The following table illustrates the girl’s youth teams entered into the 2013 competitions. Entries for 2014 have not yet been finalised at the time of writing.

  • Clontarf (Two U11, U13)
  • Leinster (U11, 13, 15, 17)
  • Malahide (U11, 13, 15, 17)
  • Merrion (U11, 13, 15, 17)
  • North County (U11, 13)
  • North Kildare (U11)
  • Pembroke (U11)
  • Phoenix (U11, 13)
  • Railway Union (U11, 13, 15, 17)
  • Rush (U11, 13, 15,17)
  • The Hills (U11, 13, 15, 17)
  • YMCA (U11, 13, 15)

First division cricket can be funny, with many clubs having players on the Irish team, it can nearly take away from the level of cricket being played.

Although the Irish girls hold their own and don’t miss many games, but others miss out, and with the Irish girls selection not being affected by their club performance this leaves gaps in the first division.

Some players feel they are just there to make up numbers and rarely get an opportunity to bat or bowl. Having said that, whilst there is not a lot that can be done for this situation, the governing bodies and clubs must make sure these players are getting their fair go on the Division 2/3 teams.

The 20 over league is generally played competitively, however sometimes the 40 over Pilkington Plate games can just be a case of who is available or what team can be pulled together on the day.

Clubs have different sized squads and numbers to choose from. A definite need for a  new approach to the cricket being played is needed. Perhaps seeing bigger scores from the Irish squad players and all round better performances may be a way of gaining a supporter or two along the way.

The 2nd division is a mix of old and new players and it is a pity many older players do not continue to play and make their way down through the leagues keeping the strength of the cricket higher and passing on all of their knowledge and experience.

This division, and the 3rd division could be strengthened from more emphasis on coaching. Do they miss out at nets and therefore being able to take their game to the next level? Should this level of cricket and our youth teams be the place to place a high priority flag and pump a lot more of our limited resources into?

After all the Irish squad girls are being well coached and looked after. There are some great coaches out there already putting in hard hours with the current and next generation, in schools and clubs. For example, Nigel Pyne, Brían O'Rourke, Isobel Joyce, Amy Kenealey, Clare Shillington, Rob O’Connor and many more are investing time and knowledge so we can feel confident that some of the pieces are in place.

This is noticeable from the amount of young players named on the National Performance Squad and the Emerging Players squad back in November and the presence of teenagers on the Irish team such as Lucy O’Reilly.

Developing women's and girls' cricket within this province and country should be a main priority. Increasing women’s cricket participation, membership, club affiliation, coaching roles, together with securing sponsorship and further funding creates a forward positive motion and builds up our domestic game.

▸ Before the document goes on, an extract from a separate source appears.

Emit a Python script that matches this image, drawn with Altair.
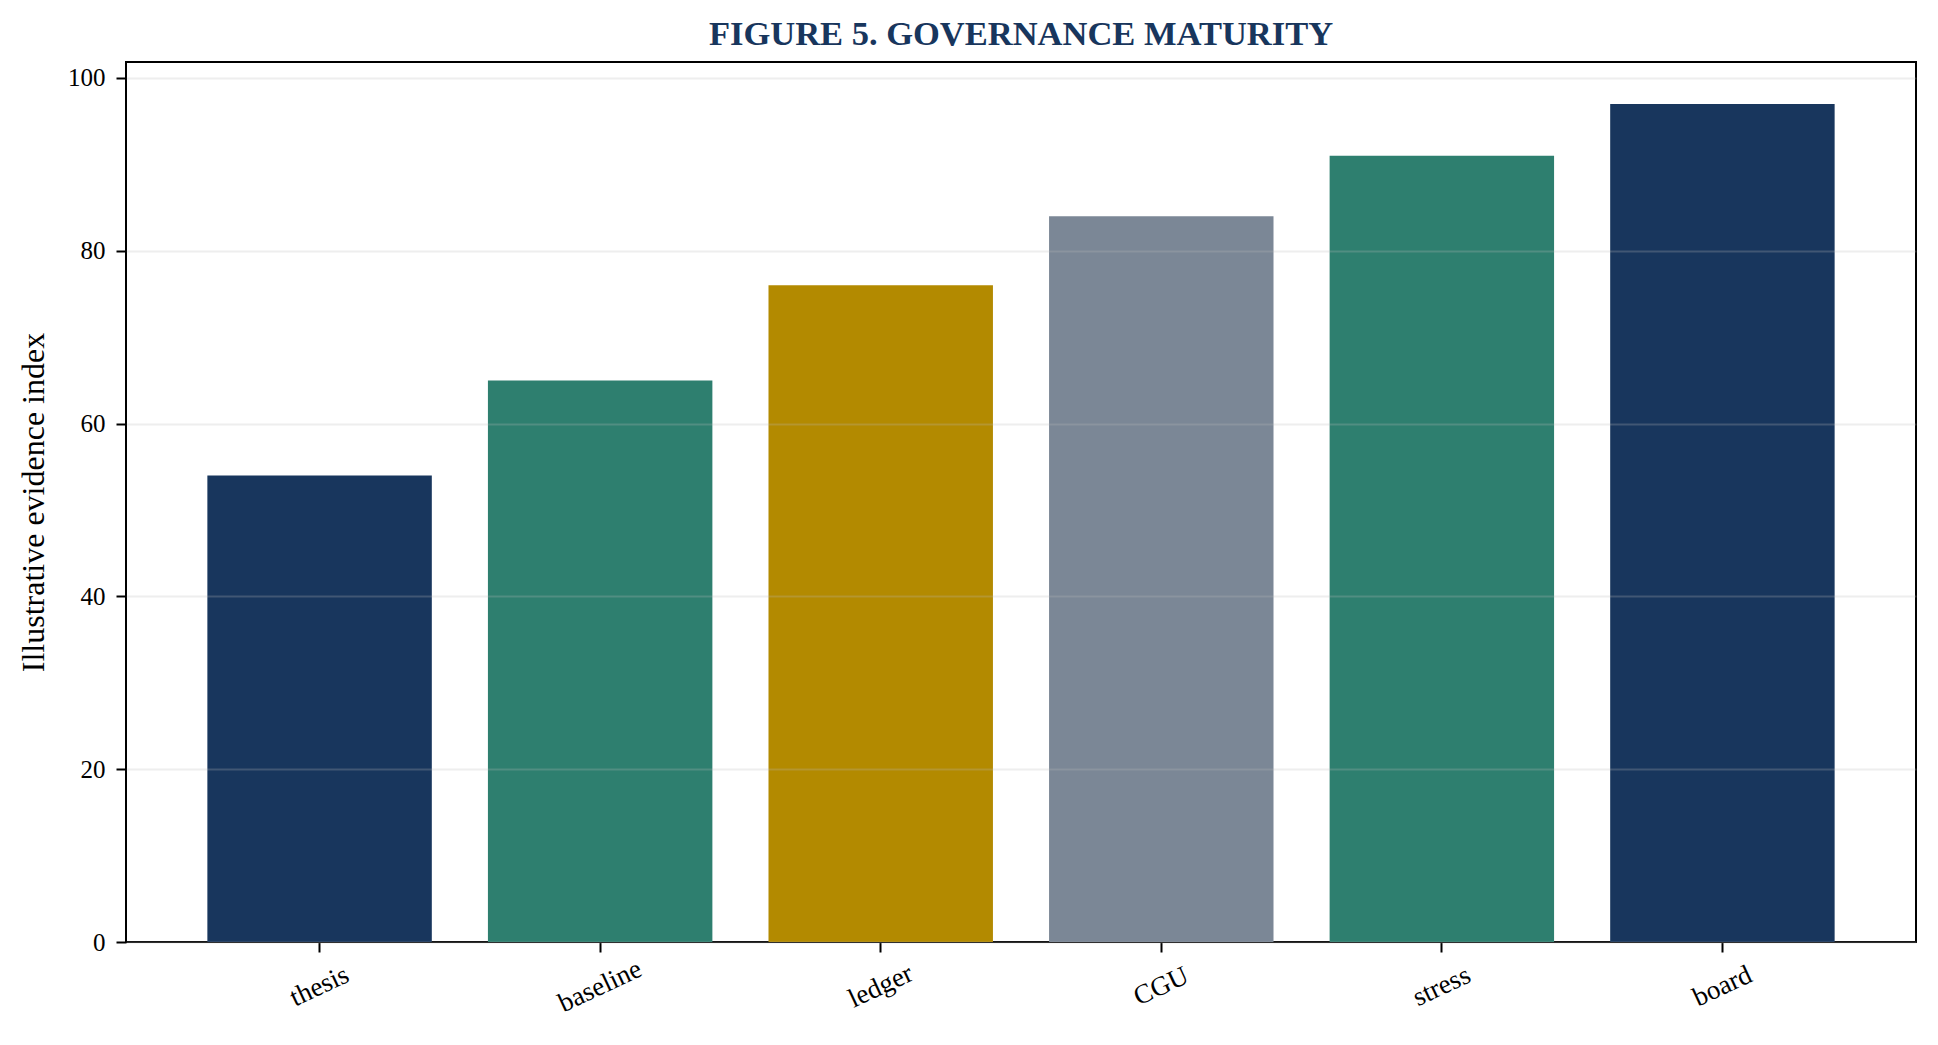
import altair as alt
import pandas as pd

# data
stages = ["thesis", "baseline", "ledger", "CGU", "stress", "board"]
scores = [54, 65, 76, 84, 91, 97]
bar_colors = ["#18365d", "#2e7f6f", "#b38a00", "#7b8796", "#2e7f6f", "#18365d"]

NAVY = "#18365d"
FONT = "Liberation Serif"

df = pd.DataFrame({"stage": stages, "score": scores, "shade": [f"c{i}" for i in range(len(stages))]})

bars = (
    alt.Chart(df)
    .mark_bar()
    .encode(
        x=alt.X(
            "stage:N",
            sort=stages,
            scale=alt.Scale(paddingInner=0.2, paddingOuter=0.29),
            axis=alt.Axis(
                title=None,
                labelAngle=335,
                labelAlign="center",
                labelBaseline="middle",
                labelPadding=34,
                labelFont=FONT,
                labelFontSize=27,
                labelColor="black",
                tickSize=10,
                tickWidth=2,
                tickColor="black",
                domain=False,
                grid=False,
            ),
        ),
        y=alt.Y(
            "score:Q",
            scale=alt.Scale(domain=[0, 101.85], nice=False),
            axis=alt.Axis(
                title="Illustrative evidence index",
                titleFont=FONT,
                titleFontSize=32,
                titleFontWeight="normal",
                titleColor="black",
                titleAngle=270,
                titleBaseline="alphabetic",
                titleX=-83,
                titleY=440,
                values=[0, 20, 40, 60, 80, 100],
                labelFont=FONT,
                labelFontSize=25,
                labelColor="black",
                labelPadding=11,
                tickSize=10,
                tickWidth=2,
                tickColor="black",
                domain=False,
                grid=True,
                gridColor="#bbbbbb",
                gridOpacity=0.25,
                gridWidth=2,
                zindex=1,
            ),
        ),
        color=alt.Color(
            "shade:N",
            scale=alt.Scale(domain=list(df["shade"]), range=bar_colors),
            legend=None,
        ),
    )
)

chart = (
    bars.properties(
        width=1790,
        height=880,
        background="white",
        title=alt.TitleParams(
            "FIGURE 5. GOVERNANCE MATURITY",
            font=FONT,
            fontSize=34.5,
            fontWeight="bold",
            color=NAVY,
            anchor="middle",
            frame="group",
            baseline="bottom",
            offset=9,
            dy=33,
        ),
        autosize=alt.AutoSizeParams(type="none"),
        padding={"left": 118, "top": 54, "right": 14, "bottom": 95},
    )
    .configure_view(stroke="black", strokeWidth=2)
)

chart.save("out.html", embed_options={"renderer": "svg", "actions": False})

Should Cricket Leinster or Cricket Ireland be providing advice and looking to ensure a strong coach is in place with every club/team? Should there be regular meetings with CL/CI head coaches to ensure players improve and that the approach to the game is all going forward in one direction while maintaining high standards.

Some suggestions have previously been put forward, but maybe there is a need now to re-assess womens’ domestic cricket and any possible improvements.

  • Getting clubs and committees on board to commit to the growth of women/girl cricket.
  • Mentoring programme successfully implemented in clubs for the domestic leagues.
  • Appointing more women/girl development officers.
  • Expansion of Cricket Leinster’s development programmes for U19, U17, U15 and U13s with more winter training camps held.
  • More emphasis on schools competitions and over-seeing the move from schools cricket to club cricket.
  • Adding inter-pros/super 4’s back into play and advertising them.
  • Implementation of skills-based coaching sessions delivered by lead coaches in fast bowling, spin bowling, wicket-keeping and batting - all levels welcome.
  • Re-naming the leagues/cups - T20 coloured gear - emphasis on the style of game, fast moving, not like test matches.
  • Setting new goals, targets for players - Most 6’s, 4’s, diving catches - a welcome to the modern game
  • Attracting more players from other leagues around the world - strengthening club cricket and widening the appeal of the game.
  • Clubs or governing bodies attempting to attract other players/athletes from hockey, camogie and other sports – Talent ID days for potential future international stars.
  • Creating pathways for talented women and girls to achieve their potential. Fielding more women/girl teams - potentially playing a All-Ireland comp in time with the current developments in the NCU and NWCU.
  • Strengthening weaker teams, making sure they have advice and a support network to progress and improve.
  • Changing in cricket culture - fitness, strength and conditioning and with positive approach to sport physiology.
  • New faces – fresh ideas, at all levels, playing and administration.

All this said, Womens’ cricket needs people in seats to make things happen and the time for action is now.

The 2014 season is just around the corner and our Irish Women’s team taking off for their T20 World Cup dream in Bangladesh.

We all wish them well and hope for another upset to mirror their recent success versus Pakistan in Qatar.

This next season is the most important in a long time. Momentum from the womens’ World Cup run should make sure we are not stagnant and moving forward tackling issues and setting new and higher goals for women's cricket in Ireland.

There should be a real opportunity for all players to push for Irish team selection this summer. They should be watched closely at a domestic level to see who are the consistent performers and squad selected on the basis of current form, not reputation.

There is the extra incentive of this summer’s scheduled international games and the chance to represent your country at the highest level.